A jury consisting of nine blacks, two whites and a Hispanic took 10 hours to find him guilty on all counts. “The defense case did not have any meat,” a juror told the AJC. “Unless you were very biased, you could never believe the conspiracy theory.”
In 2007, Al-Amin was moved from state prison to the feds' Supermax prison in Colorado. State officials feared Al-Amin's leadership skills, worrying he'd radicalize fellow prisoners.
Since then, a team of lawyers from Kilpatrick Stockton, appointed by the courts, have appealed and lost in the Georgia Supreme Court, federal court and federal appeals court, and now have petitioned the U.S. Supreme Court to hear the case. The state has to respond next month.
The main point being argued is that a young hotshot Fulton prosecutor performed a “mock cross-examination” of Al-Amin during closing arguments. “Why would the FBI care enough to frame you? How did the murder weapons end up in (Alabama)? How did your Mercedes get shot up? Why did you flee?”
The courts have all ruled that the prosecutor — who is now Fulton’s chief judge, Robert McBurney — crossed the line in attacking Al-Amin’s Fifth Amendment right not to testify against himself. But they’ve also all ruled there was enough evidence to put Al-Amin in a cell for the rest of his breathing days.

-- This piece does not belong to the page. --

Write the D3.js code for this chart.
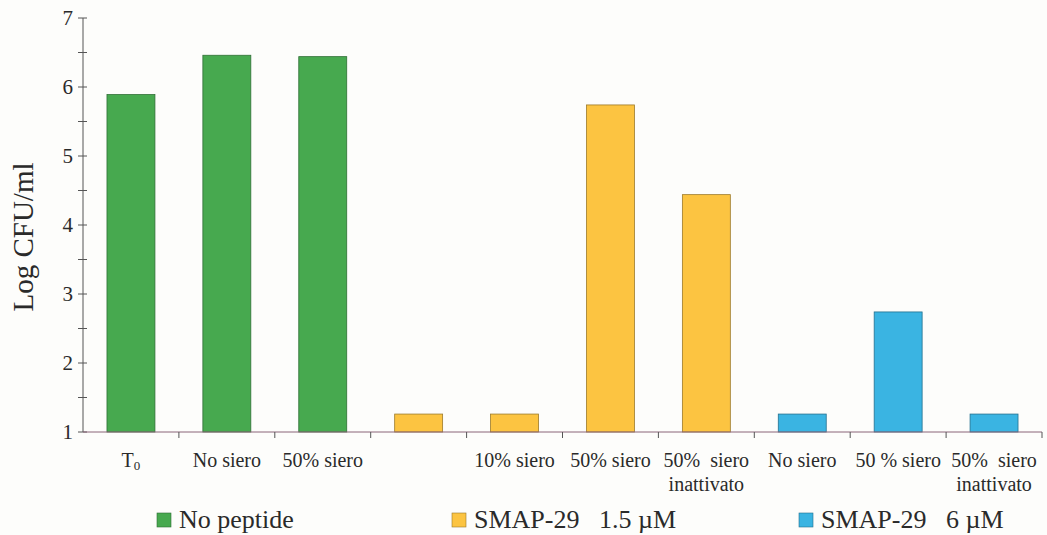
<!DOCTYPE html>
<html>
<head>
<meta charset="utf-8">
<script src="https://cdn.jsdelivr.net/npm/d3@7"></script>
<style>
  html, body { margin: 0; padding: 0; background: #fdfdfb; }
  svg { display: block; }
  svg text { font-family: "Liberation Serif", "Times New Roman", Times, "DejaVu Serif", serif; fill: #2a2a2a; white-space: pre; }
</style>
</head>
<body>
<svg id="chart" width="1047" height="535"></svg>
<script>
// Category labels (line 1 / line 2), one per bar slot
const labelLine1 = ["T0", "No siero", "50% siero", "", "10% siero", "50% siero", "50%  siero", "No siero", "50 % siero", "50%  siero"];
const labelLine2 = ["", "", "", "", "", "", "inattivato", "", "", "inattivato"];
// Log CFU/ml per slot
const values = [5.89, 6.46, 6.44, 1.26, 1.26, 5.74, 4.44, 1.26, 2.74, 1.26];
// Series each slot belongs to
const seriesOf = [0, 0, 0, 1, 1, 1, 1, 2, 2, 2];
const seriesNames = ["No peptide", "SMAP-29   1.5 \u00B5M", "SMAP-29   6 \u00B5M"];
const seriesColors = ["#47a94f", "#fcc441", "#3ab4e2"];
const seriesStroke = ["#2f6f35", "#9c7a2a", "#23708e"];
const yTicks = [1, 2, 3, 4, 5, 6, 7];

const FONT = "'Liberation Serif', 'Times New Roman', Times, 'DejaVu Serif', serif";
const svg = d3.select("#chart");
const x0 = 83, x1 = 1042, yTop = 18, yBase = 432;

const x = d3.scaleBand().domain(d3.range(values.length)).range([x0, x1]).paddingInner(0.5).paddingOuter(0.25);
const y = d3.scaleLinear().domain([1, 7]).range([yBase, yTop]);

// Bars
svg.append("g").selectAll("rect").data(values).join("rect")
  .attr("x", (d, i) => x(i))
  .attr("y", d => y(d))
  .attr("width", x.bandwidth())
  .attr("height", d => y(1) - y(d))
  .attr("fill", (d, i) => seriesColors[seriesOf[i]])
  .attr("stroke", (d, i) => seriesStroke[seriesOf[i]])
  .attr("stroke-width", 0.8);

// Y axis with half-unit minor ticks
const yAxis = svg.append("g");
yAxis.append("line").attr("x1", x0).attr("x2", x0).attr("y1", y(7)).attr("y2", y(1))
  .attr("stroke", "#555").attr("stroke-width", 1);
yAxis.selectAll("line.tk").data(d3.range(1, 7.01, 0.5)).join("line").attr("class", "tk")
  .attr("x1", x0 - 5).attr("x2", x0 + 4)
  .attr("y1", d => y(d)).attr("y2", d => y(d))
  .attr("stroke", "#555").attr("stroke-width", 1);
yAxis.selectAll("text").data(yTicks).join("text")
  .attr("x", x0 - 10).attr("y", d => y(d) + 7)
  .attr("text-anchor", "end").attr("font-size", 21).attr("font-family", FONT)
  .text(d => d);

// X axis
const xAxis = svg.append("g");
xAxis.append("line").attr("x1", x0).attr("x2", x1).attr("y1", yBase).attr("y2", yBase)
  .attr("stroke", "#8a6478").attr("stroke-width", 1);
const step = x.step();
xAxis.selectAll("line.tk").data(d3.range(1, values.length + 1)).join("line").attr("class", "tk")
  .attr("x1", i => x0 + i * step).attr("x2", i => x0 + i * step)
  .attr("y1", yBase).attr("y2", yBase + 6)
  .attr("stroke", "#555").attr("stroke-width", 1);

const lab = xAxis.selectAll("g.lab").data(d3.range(values.length)).join("g").attr("class", "lab")
  .attr("transform", i => `translate(${x(i) + x.bandwidth() / 2},0)`);
lab.append("text").attr("y", 467).attr("text-anchor", "middle").attr("font-size", 20)
  .attr("font-family", FONT).attr("xml:space", "preserve")
  .each(function (i) {
    const t = d3.select(this);
    const s = labelLine1[i];
    if (s === "T0") {
      t.append("tspan").text("T");
      t.append("tspan").attr("font-size", 13).attr("dy", 3).text("0");
    } else {
      t.text(s);
    }
  });
lab.append("text").attr("y", 491).attr("text-anchor", "middle").attr("font-size", 20)
  .attr("font-family", FONT)
  .text(i => labelLine2[i]);

// Y axis title
svg.append("text")
  .attr("transform", "translate(33,237) rotate(-90)")
  .attr("text-anchor", "middle").attr("font-size", 29).attr("font-family", FONT)
  .text("Log CFU/ml");

// Legend
const legendX = [157, 452, 799];
const leg = svg.append("g").selectAll("g").data(seriesNames).join("g")
  .attr("transform", (d, i) => `translate(${legendX[i]},513)`);
leg.append("rect").attr("width", 14).attr("height", 14)
  .attr("fill", (d, i) => seriesColors[i])
  .attr("stroke", (d, i) => seriesStroke[i]).attr("stroke-width", 0.6);
leg.append("text").attr("x", 22).attr("y", 15).attr("font-size", 26)
  .attr("font-family", FONT).attr("xml:space", "preserve")
  .text(d => d);
</script>
</body>
</html>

Fulton District Attorney Paul Howard said in a statement that Young’s comments were a “call for mercy” for a dying man, but not an “official request … that would be consistent with the mission of the FCDA Conviction Integrity Unit.”
Al-Amin’s son, Kairi, a lawyer himself, told me his father is blind and fighting cancer in a federal prison hospital in Tucson, Arizona. The court battles have been frustrating, he said, adding, “We will have to take this to the court of public appeal.”
I was unable to get a hold of Deputy Kinchen’s brother to capture his opinion.